Request:
Reproduce the complete listing without any deviation.
☆ ☆ ☆ ☆ ☆ ☆ ☆
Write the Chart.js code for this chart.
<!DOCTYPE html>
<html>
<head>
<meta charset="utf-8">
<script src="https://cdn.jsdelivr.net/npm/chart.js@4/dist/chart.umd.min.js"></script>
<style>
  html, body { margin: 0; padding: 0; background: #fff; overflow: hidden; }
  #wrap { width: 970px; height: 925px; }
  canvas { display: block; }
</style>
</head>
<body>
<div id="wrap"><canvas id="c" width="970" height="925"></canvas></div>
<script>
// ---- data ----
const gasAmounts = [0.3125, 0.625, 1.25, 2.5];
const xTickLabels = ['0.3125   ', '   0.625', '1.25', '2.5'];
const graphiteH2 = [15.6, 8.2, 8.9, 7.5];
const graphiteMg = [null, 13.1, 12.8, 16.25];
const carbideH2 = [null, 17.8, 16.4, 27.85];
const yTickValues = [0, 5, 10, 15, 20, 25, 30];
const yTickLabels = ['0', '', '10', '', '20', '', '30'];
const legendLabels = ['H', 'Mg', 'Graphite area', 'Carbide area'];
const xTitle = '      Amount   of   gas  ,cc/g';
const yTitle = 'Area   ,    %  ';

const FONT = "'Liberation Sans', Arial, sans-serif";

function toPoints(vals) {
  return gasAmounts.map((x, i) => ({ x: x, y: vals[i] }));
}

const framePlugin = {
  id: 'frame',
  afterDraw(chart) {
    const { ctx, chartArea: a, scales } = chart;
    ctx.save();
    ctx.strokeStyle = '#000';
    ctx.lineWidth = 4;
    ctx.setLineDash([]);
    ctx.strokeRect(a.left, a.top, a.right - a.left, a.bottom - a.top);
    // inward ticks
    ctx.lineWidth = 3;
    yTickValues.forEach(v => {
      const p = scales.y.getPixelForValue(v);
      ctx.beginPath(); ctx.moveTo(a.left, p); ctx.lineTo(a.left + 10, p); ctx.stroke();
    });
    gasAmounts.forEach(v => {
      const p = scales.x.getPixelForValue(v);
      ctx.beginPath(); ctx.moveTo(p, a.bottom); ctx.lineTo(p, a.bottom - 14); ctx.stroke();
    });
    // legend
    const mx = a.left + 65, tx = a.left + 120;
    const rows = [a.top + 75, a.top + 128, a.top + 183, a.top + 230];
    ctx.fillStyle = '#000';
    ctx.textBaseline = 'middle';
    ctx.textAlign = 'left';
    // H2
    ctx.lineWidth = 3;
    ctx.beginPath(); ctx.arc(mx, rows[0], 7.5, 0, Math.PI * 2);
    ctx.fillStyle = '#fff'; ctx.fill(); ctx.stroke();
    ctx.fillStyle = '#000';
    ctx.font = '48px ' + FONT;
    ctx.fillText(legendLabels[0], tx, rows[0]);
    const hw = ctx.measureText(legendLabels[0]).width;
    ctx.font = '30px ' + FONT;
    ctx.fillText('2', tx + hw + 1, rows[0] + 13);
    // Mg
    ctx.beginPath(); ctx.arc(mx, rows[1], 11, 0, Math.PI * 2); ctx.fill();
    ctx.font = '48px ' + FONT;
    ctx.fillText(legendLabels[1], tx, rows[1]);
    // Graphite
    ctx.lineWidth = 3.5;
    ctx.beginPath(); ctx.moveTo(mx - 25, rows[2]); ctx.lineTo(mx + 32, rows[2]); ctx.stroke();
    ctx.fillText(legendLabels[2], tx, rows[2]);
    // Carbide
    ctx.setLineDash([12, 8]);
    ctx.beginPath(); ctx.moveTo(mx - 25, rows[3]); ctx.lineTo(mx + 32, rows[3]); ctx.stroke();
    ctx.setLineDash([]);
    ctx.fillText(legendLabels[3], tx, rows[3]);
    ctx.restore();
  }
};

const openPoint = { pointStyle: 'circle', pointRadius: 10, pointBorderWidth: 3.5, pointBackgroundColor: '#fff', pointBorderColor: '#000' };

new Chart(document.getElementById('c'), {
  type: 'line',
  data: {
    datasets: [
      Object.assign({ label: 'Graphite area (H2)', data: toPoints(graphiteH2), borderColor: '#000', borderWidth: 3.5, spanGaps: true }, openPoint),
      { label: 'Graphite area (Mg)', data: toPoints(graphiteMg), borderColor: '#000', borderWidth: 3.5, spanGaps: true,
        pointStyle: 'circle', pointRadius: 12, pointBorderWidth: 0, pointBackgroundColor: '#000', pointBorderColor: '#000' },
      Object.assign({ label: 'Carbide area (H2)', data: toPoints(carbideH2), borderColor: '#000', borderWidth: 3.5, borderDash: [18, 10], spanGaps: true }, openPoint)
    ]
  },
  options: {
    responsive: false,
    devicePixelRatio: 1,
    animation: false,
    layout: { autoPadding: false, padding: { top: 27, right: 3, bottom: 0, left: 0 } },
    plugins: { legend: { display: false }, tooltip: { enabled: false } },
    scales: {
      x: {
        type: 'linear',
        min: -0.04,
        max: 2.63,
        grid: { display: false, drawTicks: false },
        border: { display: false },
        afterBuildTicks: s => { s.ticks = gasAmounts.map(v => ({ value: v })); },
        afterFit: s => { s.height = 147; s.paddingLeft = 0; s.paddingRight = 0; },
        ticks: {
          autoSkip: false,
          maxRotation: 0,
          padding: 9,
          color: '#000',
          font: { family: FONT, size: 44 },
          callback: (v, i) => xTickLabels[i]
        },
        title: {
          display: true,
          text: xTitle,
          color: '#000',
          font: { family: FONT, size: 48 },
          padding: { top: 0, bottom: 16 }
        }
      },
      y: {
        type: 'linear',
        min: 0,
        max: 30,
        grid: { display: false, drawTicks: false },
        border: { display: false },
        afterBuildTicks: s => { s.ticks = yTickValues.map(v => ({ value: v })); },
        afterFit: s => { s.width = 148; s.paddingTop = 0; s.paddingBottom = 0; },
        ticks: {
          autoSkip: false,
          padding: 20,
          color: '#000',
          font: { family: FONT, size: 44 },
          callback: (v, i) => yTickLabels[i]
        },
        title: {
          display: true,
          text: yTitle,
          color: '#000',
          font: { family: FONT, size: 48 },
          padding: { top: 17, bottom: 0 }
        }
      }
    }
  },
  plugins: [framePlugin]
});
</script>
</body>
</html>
☆ ☆ ☆ ☆ ☆ ☆ ☆
Expected output:
Write the Chart.js code for this chart.
<!DOCTYPE html>
<html>
<head>
<meta charset="utf-8">
<script src="https://cdn.jsdelivr.net/npm/chart.js@4/dist/chart.umd.min.js"></script>
<style>
  html, body { margin: 0; padding: 0; background: #fff; overflow: hidden; }
  #wrap { width: 970px; height: 925px; }
  canvas { display: block; }
</style>
</head>
<body>
<div id="wrap"><canvas id="c" width="970" height="925"></canvas></div>
<script>
// ---- data ----
const gasAmounts = [0.3125, 0.625, 1.25, 2.5];
const xTickLabels = ['0.3125   ', '   0.625', '1.25', '2.5'];
const graphiteH2 = [15.6, 8.2, 8.9, 7.5];
const graphiteMg = [null, 13.1, 12.8, 16.25];
const carbideH2 = [null, 17.8, 16.4, 27.85];
const yTickValues = [0, 5, 10, 15, 20, 25, 30];
const yTickLabels = ['0', '', '10', '', '20', '', '30'];
const legendLabels = ['H', 'Mg', 'Graphite area', 'Carbide area'];
const xTitle = '      Amount   of   gas  ,cc/g';
const yTitle = 'Area   ,    %  ';

const FONT = "'Liberation Sans', Arial, sans-serif";

function toPoints(vals) {
  return gasAmounts.map((x, i) => ({ x: x, y: vals[i] }));
}

const framePlugin = {
  id: 'frame',
  afterDraw(chart) {
    const { ctx, chartArea: a, scales } = chart;
    ctx.save();
    ctx.strokeStyle = '#000';
    ctx.lineWidth = 4;
    ctx.setLineDash([]);
    ctx.strokeRect(a.left, a.top, a.right - a.left, a.bottom - a.top);
    // inward ticks
    ctx.lineWidth = 3;
    yTickValues.forEach(v => {
      const p = scales.y.getPixelForValue(v);
      ctx.beginPath(); ctx.moveTo(a.left, p); ctx.lineTo(a.left + 10, p); ctx.stroke();
    });
    gasAmounts.forEach(v => {
      const p = scales.x.getPixelForValue(v);
      ctx.beginPath(); ctx.moveTo(p, a.bottom); ctx.lineTo(p, a.bottom - 14); ctx.stroke();
    });
    // legend
    const mx = a.left + 65, tx = a.left + 120;
    const rows = [a.top + 75, a.top + 128, a.top + 183, a.top + 230];
    ctx.fillStyle = '#000';
    ctx.textBaseline = 'middle';
    ctx.textAlign = 'left';
    // H2
    ctx.lineWidth = 3;
    ctx.beginPath(); ctx.arc(mx, rows[0], 7.5, 0, Math.PI * 2);
    ctx.fillStyle = '#fff'; ctx.fill(); ctx.stroke();
    ctx.fillStyle = '#000';
    ctx.font = '48px ' + FONT;
    ctx.fillText(legendLabels[0], tx, rows[0]);
    const hw = ctx.measureText(legendLabels[0]).width;
    ctx.font = '30px ' + FONT;
    ctx.fillText('2', tx + hw + 1, rows[0] + 13);
    // Mg
    ctx.beginPath(); ctx.arc(mx, rows[1], 11, 0, Math.PI * 2); ctx.fill();
    ctx.font = '48px ' + FONT;
    ctx.fillText(legendLabels[1], tx, rows[1]);
    // Graphite
    ctx.lineWidth = 3.5;
    ctx.beginPath(); ctx.moveTo(mx - 25, rows[2]); ctx.lineTo(mx + 32, rows[2]); ctx.stroke();
    ctx.fillText(legendLabels[2], tx, rows[2]);
    // Carbide
    ctx.setLineDash([12, 8]);
    ctx.beginPath(); ctx.moveTo(mx - 25, rows[3]); ctx.lineTo(mx + 32, rows[3]); ctx.stroke();
    ctx.setLineDash([]);
    ctx.fillText(legendLabels[3], tx, rows[3]);
    ctx.restore();
  }
};

const openPoint = { pointStyle: 'circle', pointRadius: 10, pointBorderWidth: 3.5, pointBackgroundColor: '#fff', pointBorderColor: '#000' };

new Chart(document.getElementById('c'), {
  type: 'line',
  data: {
    datasets: [
      Object.assign({ label: 'Graphite area (H2)', data: toPoints(graphiteH2), borderColor: '#000', borderWidth: 3.5, spanGaps: true }, openPoint),
      { label: 'Graphite area (Mg)', data: toPoints(graphiteMg), borderColor: '#000', borderWidth: 3.5, spanGaps: true,
        pointStyle: 'circle', pointRadius: 12, pointBorderWidth: 0, pointBackgroundColor: '#000', pointBorderColor: '#000' },
      Object.assign({ label: 'Carbide area (H2)', data: toPoints(carbideH2), borderColor: '#000', borderWidth: 3.5, borderDash: [18, 10], spanGaps: true }, openPoint)
    ]
  },
  options: {
    responsive: false,
    devicePixelRatio: 1,
    animation: false,
    layout: { autoPadding: false, padding: { top: 27, right: 3, bottom: 0, left: 0 } },
    plugins: { legend: { display: false }, tooltip: { enabled: false } },
    scales: {
      x: {
        type: 'linear',
        min: -0.04,
        max: 2.63,
        grid: { display: false, drawTicks: false },
        border: { display: false },
        afterBuildTicks: s => { s.ticks = gasAmounts.map(v => ({ value: v })); },
        afterFit: s => { s.height = 147; s.paddingLeft = 0; s.paddingRight = 0; },
        ticks: {
          autoSkip: false,
          maxRotation: 0,
          padding: 9,
          color: '#000',
          font: { family: FONT, size: 44 },
          callback: (v, i) => xTickLabels[i]
        },
        title: {
          display: true,
          text: xTitle,
          color: '#000',
          font: { family: FONT, size: 48 },
          padding: { top: 0, bottom: 16 }
        }
      },
      y: {
        type: 'linear',
        min: 0,
        max: 30,
        grid: { display: false, drawTicks: false },
        border: { display: false },
        afterBuildTicks: s => { s.ticks = yTickValues.map(v => ({ value: v })); },
        afterFit: s => { s.width = 148; s.paddingTop = 0; s.paddingBottom = 0; },
        ticks: {
          autoSkip: false,
          padding: 20,
          color: '#000',
          font: { family: FONT, size: 44 },
          callback: (v, i) => yTickLabels[i]
        },
        title: {
          display: true,
          text: yTitle,
          color: '#000',
          font: { family: FONT, size: 48 },
          padding: { top: 17, bottom: 0 }
        }
      }
    }
  },
  plugins: [framePlugin]
});
</script>
</body>
</html>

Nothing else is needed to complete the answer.